True Self and False Self: Week 1
Renouncing the World
Tuesday, August 8, 2017
The New Testament often uses the word world to speak of the corporate false self. “World” used in this way is not speaking of creation, the planet, or nature, but what we might call “the system.” Unfortunately, many Christians are enamored with the “filthy, rotten system,” showing little concern for earth care, animals, or global warming. What a strange and sad turnaround from the original intention.
“The world” in the Bible is the system of mutual flattery and constant rewarding of the false self. Jesus said, “In the world [system] you will have trouble; but be brave, I have already overcome it” (John 16:33). He overcame the system’s seduction and illusion by living inside an utterly different frame of reference, what he called “the Reign of God” and what I call the Big Picture. The false self is no longer a threat or an enduring attraction once you have experienced the True Self. This is what we are trying to say as Christians when we sing in a dozen ways at Easter, “Jesus destroyed death!” People might understand this much better if we said, “Jesus exposed the lie.” Once the veil is pulled back from illusion, it is just a matter of time before the system crumbles and we rebuild with the True Self’s values and guidance.
I was blessed to live with Mother Teresa’s Missionaries of Charity at the motherhouse in Calcutta shortly after Mother Teresa died. The sisters so concentrated on the True Self in God that they almost disdained the false self (which might have its own problems, I admit). But it did explain for me their obvious peace, happiness, and contentment, which surely most of our world does not enjoy. They offered a shining witness of radical living in the True Self in God in a largely false-self world.

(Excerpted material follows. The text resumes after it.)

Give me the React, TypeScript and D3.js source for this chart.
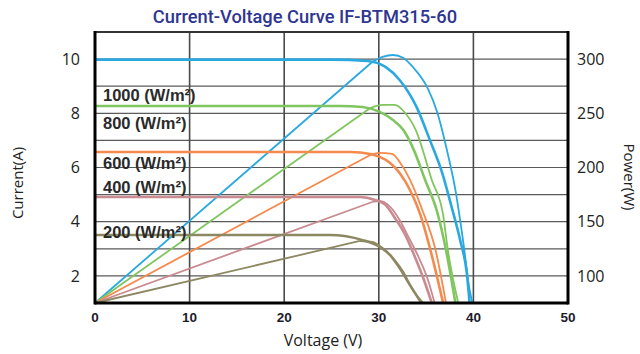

You are doing the same thing every time you sit in silence, refusing to produce and perform. Stay with your contemplative practice—at least once a day—until the false self shows itself for the partial imposter that it is.
Both Jesus and Buddha point to an essential “renouncing” of the false self, a foundational death of the ego that is frankly hard to talk about in our contemporary world. This dying to self is at the heart of the spiritual journey.
Gateway to Silence:
I am love.
Reference:
Adapted from Richard Rohr, Immortal Diamond: The Search for Our True Self (Jossey-Bass: 2013), 37-38, 41-44.